La fin de la lune de miel entre les berbéristes et les islamistes

Il y a quelques mois, nous rapportions le fait apparemment curieux que des courants idéologiques et politiques aussi éloignés que les berbéristes et les islamistes se trouvaient côte à côte dans le Hirak à Alger et à Paris avec le soutien de leurs sponsors étrangers respectifs. Cette alliance opportuniste semble aujourd’hui en crise si on en croit la multiplication des incidents qui opposent les activistes de ces deux mouvances dans le cadre des rassemblements anti-régime qui se déroulent place de la république dans la capitale française. Sur les réseaux sociaux, les représentants de la tendance berbériste ont lancé une campagne virulente contre les islamistes de Rachad en les accusant de vouloir s’approprier et manipuler le Hirak. Dans une vidéo circulant sur la toile, on peut voir un activiste de Rachad hué et empêché de terminer son discours par des militants berbéristes dont le mot d’ordre est désormais ; « ni militaire ni islamique, république civile ! »
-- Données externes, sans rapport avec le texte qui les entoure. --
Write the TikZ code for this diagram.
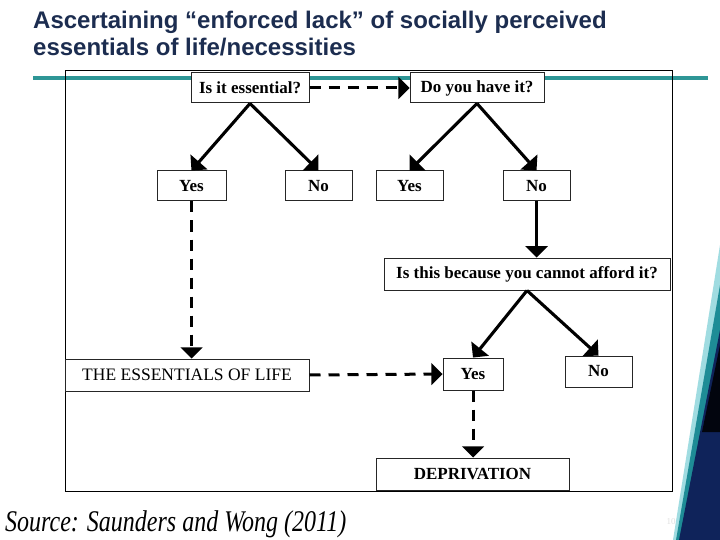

Le divorce entre ces deux tendances n’étonne guère les observateurs qui s’attendaient à cela tant les positions idéologiques et politiques des uns et des autres semblent si éloignées. Mais la question qui se pose est pourquoi ce divorce maintenant ? Que s’est-il passé entretemps pour que ces deux tendances finissent par se séparer ? Pour les observateurs qui suivent de près la scène politique algérienne, la réponse à la question est à rechercher dans l’évolution des positions des parrains étrangers respectifs de ces mouvances politiques. Le courant berbériste d’obédience laïque (FFS, RCD, MDS, PT, PST, UCP ) et leurs appendices dans la société civile est soutenu par les services français et par un certain nombre d’ONG américaines et européennes. Ce courant bénéficie également du soutien des réseaux de l’ex-DRS dissous et de certains clans influents au sein du pouvoir algérien. Le courant islamiste (  réseaux de l’ex-FIS proches de Belhadj, Rachad, Frères musulmans du MSP) est quant à lui soutenu par les services turcs et qataris mais également aussi par des ONG américaines.

Or, nous assistons depuis plusieurs mois à un conflit latent entre Paris d’un côté et Ankara de l’autre suite à l’intervention turque dans le conflit libyen, une intervention qui ne semble pas arranger les intérêts de la France dans la région. Pour des raisons différentes,  l’Algérie, qui a toujours refusé l’ingérence étrangère en Libye, ne voit pas d’un bon oeil l’intervention turque dans ce pays voisin avec lequel elle partage un millier de kilomètres de frontière commune. Ce fait explique le rapprochement objectif constaté ces dernières semaines entre Paris et Alger sur le dossier libyen. Ce rapprochement diplomatique a des conséquences directes sur la politique algérienne de la France. Dans ces conditions, Paris a été amené à conseiller à ses alliés algériens de se faire plus discrets. C’est ce qui explique la nouvelle tendance de la plupart des dirigeants du courant berbériste à Alger :  modérés à l’égard du pouvoir et virulents à l’égard des islamistes. Bien-sûr, le pouvoir algérien doit se frotter les mains à la suite de ce divorce. Mais il n’est pas le seul à s’en réjouir. Les Algériens qui aspirent à un véritable changement démocratique mais qui ne se font aucune illusion sur le rôle néfaste de ces deux mouvances doivent également se sentir soulagés tant l’alliance entre ces deux tendances était nuisible et avait fini par dénaturer complètement le Hirak populaire.